Between the kids forgetting their flashlights, me not having really great shoes for caving (I was in my work shoes which do have a sole on them but not like athletic or hiking shoes), Matthew falling and hurting his shoulder at the mouth of the cave, and Lorelei suddenly getting scared of the cave, we didn’t make it very far in.

Picture Canyon Natural and Cultural Preserve

One of the nice things about staying at the Wyndham timeshare resort is that they had a recreation building where you could go for a swim, play miniature golf, watch movies, play board games, and talk to the staff. The staff there recommended we go to Picture Canyon Natural and Cultural Preserve to do some easy hiking.

The City of Flagstaff acquired this area not too long ago and turned it in to a park because there are a lot of petroglyphs from the Northern Sinagua people from about 1,000 years ago. Rio de Flag also runs through it (which Matthew was obsessed with the name).
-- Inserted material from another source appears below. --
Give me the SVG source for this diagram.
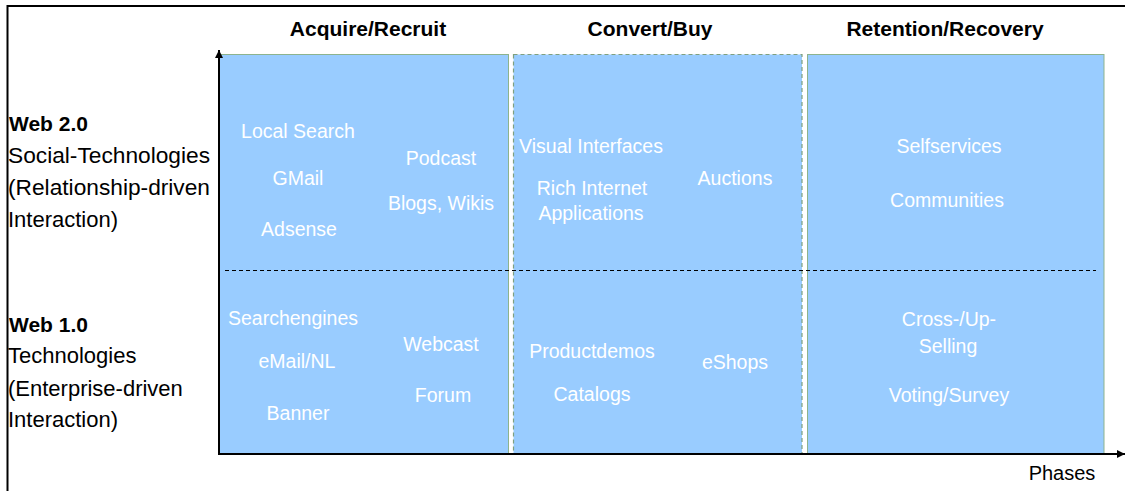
<svg xmlns="http://www.w3.org/2000/svg" width="1125" height="491" viewBox="0 0 1125 491">
<style>
.hdr{font-family:"Liberation Sans",Arial,sans-serif;font-weight:bold;font-size:21px;fill:#000;text-anchor:middle}
.lbl{font-family:"Liberation Sans",Arial,sans-serif;font-size:22px;fill:#000}
.lblb{font-family:"Liberation Sans",Arial,sans-serif;font-size:21px;font-weight:bold;fill:#000}
.in{font-family:"Liberation Sans",Arial,sans-serif;font-size:19.5px;fill:#fff;text-anchor:middle}
.ph{font-family:"Liberation Sans",Arial,sans-serif;font-size:20px;fill:#000;text-anchor:middle}
.box{fill:#99CCFF;stroke:#8DB38D;stroke-width:1}
.boxd{fill:#99CCFF;stroke:#7FA07F;stroke-width:1.2;stroke-dasharray:4 3}
</style>
<defs>
<marker id="ah" viewBox="0 0 10 10" refX="10" refY="5" markerWidth="8" markerHeight="8" markerUnits="userSpaceOnUse" orient="auto">
<path d="M0,0 L10,5 L0,10 z" fill="#000"/>
</marker>
</defs>
<rect width="1125" height="491" fill="#fff"/>
<g id="frame" stroke="#000" stroke-width="2" fill="none">
<line x1="7" y1="6" x2="1125" y2="6"/>
<line x1="7.5" y1="5" x2="7.5" y2="491"/>
</g>
<g id="headers">
<text class="hdr" x="368" y="36">Acquire/Recruit</text>
<text class="hdr" x="650" y="36">Convert/Buy</text>
<text class="hdr" x="945" y="36">Retention/Recovery</text>
</g>
<g id="row-web20">
<text class="lblb" x="9" y="131">Web 2.0</text>
<text class="lbl" x="8" y="163" textLength="202" lengthAdjust="spacingAndGlyphs">Social-Technologies</text>
<text class="lbl" x="8" y="195" textLength="202" lengthAdjust="spacingAndGlyphs">(Relationship-driven</text>
<text class="lbl" x="8" y="227">Interaction)</text>
</g>
<g id="row-web10">
<text class="lblb" x="9" y="332">Web 1.0</text>
<text class="lbl" x="8" y="363">Technologies</text>
<text class="lbl" x="8" y="396">(Enterprise-driven</text>
<text class="lbl" x="8" y="427">Interaction)</text>
</g>
<g id="box-acquire">
<rect class="box" x="219" y="54.5" width="289.5" height="399.5"/>
<text class="in" x="298" y="138">Local Search</text>
<text class="in" x="298" y="185">GMail</text>
<text class="in" x="299" y="236">Adsense</text>
<text class="in" x="441" y="165">Podcast</text>
<text class="in" x="441" y="210">Blogs, Wikis</text>
<text class="in" x="293" y="325">Searchengines</text>
<text class="in" x="297" y="368">eMail/NL</text>
<text class="in" x="298" y="420">Banner</text>
<text class="in" x="441" y="351">Webcast</text>
<text class="in" x="443" y="402">Forum</text>
</g>
<g id="box-convert">
<rect class="boxd" x="513.5" y="54.5" width="288.5" height="399.5"/>
<text class="in" x="591" y="153">Visual Interfaces</text>
<text class="in" x="592" y="195">Rich Internet</text>
<text class="in" x="591" y="220">Applications</text>
<text class="in" x="735" y="185">Auctions</text>
<text class="in" x="592" y="358">Productdemos</text>
<text class="in" x="592" y="401">Catalogs</text>
<text class="in" x="735" y="369">eShops</text>
</g>
<g id="box-retention">
<rect class="box" x="807.5" y="54.5" width="296.5" height="399.5"/>
<text class="in" x="949" y="153">Selfservices</text>
<text class="in" x="947" y="207">Communities</text>
<text class="in" x="949" y="326">Cross-/Up-</text>
<text class="in" x="948" y="353">Selling</text>
<text class="in" x="949" y="402">Voting/Survey</text>
</g>
<g id="connectors" fill="none" stroke="#000">
<line x1="225" y1="270.5" x2="1096" y2="270.5" stroke-width="1" stroke-dasharray="4 3"/>
<line x1="219" y1="455" x2="219" y2="50" stroke-width="2" marker-end="url(#ah)"/>
<line x1="218" y1="454" x2="1125" y2="454" stroke-width="2" marker-end="url(#ah)"/>
</g>
<text class="ph" x="1062" y="480">Phases</text>
</svg>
We did the Tom Weaver Trail until it connected with the Arizona Trail crossing Rio de Flag (we’ve been on lots of different parts of the Arizona Trail but not the entire thing obviously because it’s 800 miles) and then looped back on the Tom Moody Trail.

Returning home

On the day we were leaving I was out doing some mapping stuff for Open Street Map and heard some people staying in another unit talking about having a dead battery. I went over and asked them if that was really the problem and got my portable jump starter (they had no cables anyway). I carry a Noco rechargeable jump-starter in the truck in case I ever need it so I was going to get to try it out for the first time today (I haven’t needed it yet). I have several Noco products. I use them to keep my trailer batteries charged and maintained as well as my motorcycle battery. Their products work really well (the trailer batteries are over three years old now and are still testing as healthy batteries). I went and got the jump-starter hooked it up to the dead battery, turned it on, had them turn the engine over, and it started. They were all pretty impressed with it and were taking pictures of it for further information.

We left Flagstaff and headed home. Just as we were leaving Flagstaff is started raining hard. We were fortunate enough during our entire time there that we really didn’t have any rain that really disrupted our activities but that all caught up with us heading south on I-17 back to Phoenix.